NATO will hold an emergency meeting on Tuesday at Turkey's request, after claiming Sunday that the warplane shot down by Syria was in international airspace, The Guardian reported.
Ahmet Davutoglu, Turkey's foreign minister, said Ankara would put the incident before its NATO allies so that they could prepare an appropriate response under Article 4 of the organization's founding treaty, which allows states to "consult together whenever, in the opinion of any of them, the territorial integrity, political independence or security of any of the parties is threatened," The Guardian reported.
According to BBC News' Turkish correspondent Jonathan Head, Turkey wants to be sure it has strong international backing once it decides its official response to the incident.
More from GlobalPost: Syria: Downed jet was in international airspace, Turkey says
The Turkish Foreign Ministry is considering Syria's action to be a hostile act, it said Sunday, CNN reported. Syria gave no warning before shooting down the F-4.

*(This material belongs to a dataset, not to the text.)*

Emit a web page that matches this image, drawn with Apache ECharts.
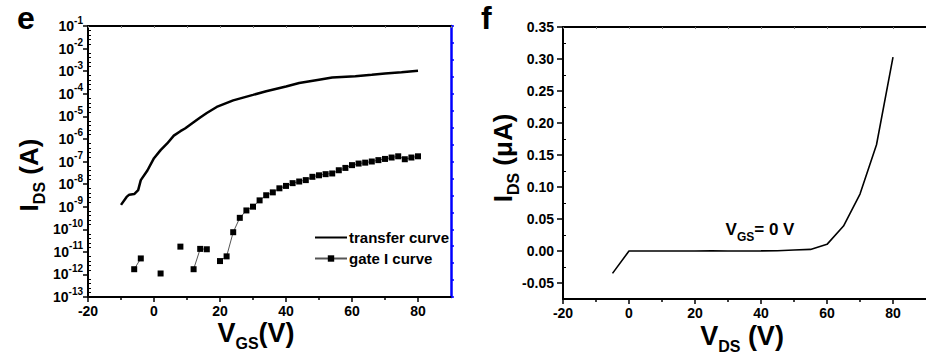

"According to our conclusions, our plane was shot down in international airspace, 13 nautical miles from Syria," Davutoglu said in a television interview, Agence France Presse reported. "The plane did not show any sign of hostility toward Syria and was shot down about 15 minutes after having momentarily violated Syrian airspace."
US Secretary of State Hillary Clinton spoke with Davutoglu about Friday's incident, saying that the United States would stand behind Turkey.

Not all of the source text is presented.